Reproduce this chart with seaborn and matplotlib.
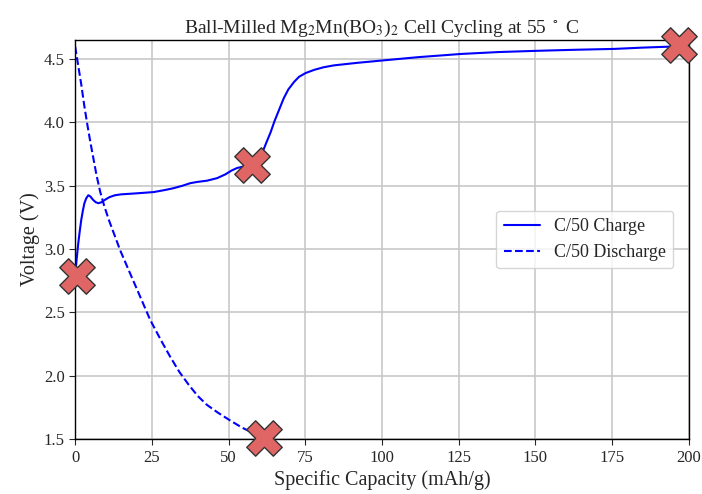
import matplotlib
matplotlib.use("Agg")
import matplotlib.pyplot as plt
import seaborn as sns
import pandas as pd

# Charge curve (C/50)
charge_cap = [0.0, 0.5, 1.0, 1.5, 2.0, 2.5, 3.0, 3.6, 4.3, 5.0, 5.8, 6.7, 7.6, 8.6, 9.8, 11.2, 13.0,
              15.0, 20.0, 25.6, 29.0, 32.0, 35.0, 37.5, 39.8, 43.0, 46.3, 49.0, 51.0, 52.8, 55.5,
              57.8, 59.5, 60.5, 61.5, 62.5, 63.7, 65.0, 66.5, 68.0, 69.5, 71.4, 73.0, 75.2, 78.0,
              81.0, 84.4, 92.0, 100.8, 112.0, 125.8, 138.0, 150.9, 163.0, 175.9, 185.0, 196.5]
charge_v = [2.79, 2.92, 3.04, 3.14, 3.23, 3.30, 3.36, 3.40, 3.425, 3.415, 3.39, 3.37, 3.362, 3.37, 3.39, 3.41, 3.425,
            3.432, 3.44, 3.45, 3.465, 3.48, 3.50, 3.52, 3.53, 3.54, 3.56, 3.59, 3.62, 3.64, 3.655,
            3.67, 3.70, 3.74, 3.79, 3.85, 3.92, 4.01, 4.10, 4.19, 4.26, 4.32, 4.36, 4.39, 4.415,
            4.435, 4.45, 4.47, 4.49, 4.515, 4.54, 4.555, 4.565, 4.573, 4.58, 4.59, 4.60]

# Discharge curve (C/50)
dis_cap = [0.0, 1.0, 2.0, 3.0, 4.0, 5.0, 6.0, 7.0, 8.2, 9.5, 11.0, 13.0, 14.7, 17.0, 19.5, 22.0, 24.5,
           28.0, 31.0, 34.0, 37.0, 40.0, 43.0, 46.5, 50.7, 54.5, 58.3, 60.5]
dis_v = [4.60, 4.45, 4.30, 4.13, 3.98, 3.84, 3.71, 3.58, 3.45, 3.34, 3.23, 3.10, 2.99, 2.86, 2.72, 2.58, 2.44,
         2.28, 2.15, 2.03, 1.93, 1.84, 1.77, 1.71, 1.645, 1.59, 1.545, 1.52]

# Marked points
mark_cap = [0.5, 57.8, 61.5, 196.7]
mark_v = [2.79, 3.66, 1.51, 4.61]

sns.set_style("ticks")
plt.rcParams["font.family"] = ["Liberation Serif", "DejaVu Serif"]
plt.rcParams["mathtext.fontset"] = "stix"

fig = plt.figure(figsize=(7.02, 4.94), dpi=100)
ax = fig.add_axes([0.107, 0.111, 0.874, 0.808])

df_c = pd.DataFrame({"cap": charge_cap, "v": charge_v})
df_d = pd.DataFrame({"cap": dis_cap, "v": dis_v})
df_m = pd.DataFrame({"cap": mark_cap, "v": mark_v})

sns.lineplot(data=df_c, x="cap", y="v", sort=False, color="blue", linewidth=1.5,
             label="C/50 Charge", ax=ax)
sns.lineplot(data=df_d, x="cap", y="v", sort=False, color="blue", linewidth=1.5,
             linestyle="--", label="C/50 Discharge", ax=ax)
sns.scatterplot(data=df_m, x="cap", y="v", marker="X", s=650, color="#E06666",
                edgecolor="#333333", linewidth=1.0, ax=ax, zorder=5, clip_on=False, legend=False)

ax.set_xlim(0, 200)
ax.set_ylim(1.5, 4.65)
ax.set_xticks([0, 25, 50, 75, 100, 125, 150, 175, 200])
ax.set_yticks([1.5, 2.0, 2.5, 3.0, 3.5, 4.0, 4.5])
ax.grid(True, color="#c8c8c8", linewidth=1.2)
ax.set_axisbelow(True)
for s in ax.spines.values():
    s.set_visible(True)
    s.set_color("black")
    s.set_linewidth(1.0)
ax.tick_params(labelsize=12, direction="out", length=4)

ax.set_xlabel("Specific Capacity (mAh/g)", fontsize=14.5, labelpad=3)
ax.set_ylabel("Voltage (V)", fontsize=14.5, labelpad=3)
ax.set_title(r"Ball-Milled Mg$_2$Mn(BO$_3$)$_2$ Cell Cycling at 55 $^\circ$ C", fontsize=14, pad=5)
leg = ax.legend(loc="center right", fontsize=13, frameon=True, framealpha=0.8,
                bbox_to_anchor=(0.99, 0.5))

fig.savefig("out.png", dpi=100)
◇ ◇ ◇ ◇ ◇ ◇ ◇
▶ **EXERCISE INSTRUCTIONS**
Without the pictures, please reproduce each line of the listing above exactly, from the first one through the line bearing "import pandas as pd".

▶ **TASK RESPONSE**
Reproduce this chart with seaborn and matplotlib.
import matplotlib
matplotlib.use("Agg")
import matplotlib.pyplot as plt
import seaborn as sns
import pandas as pd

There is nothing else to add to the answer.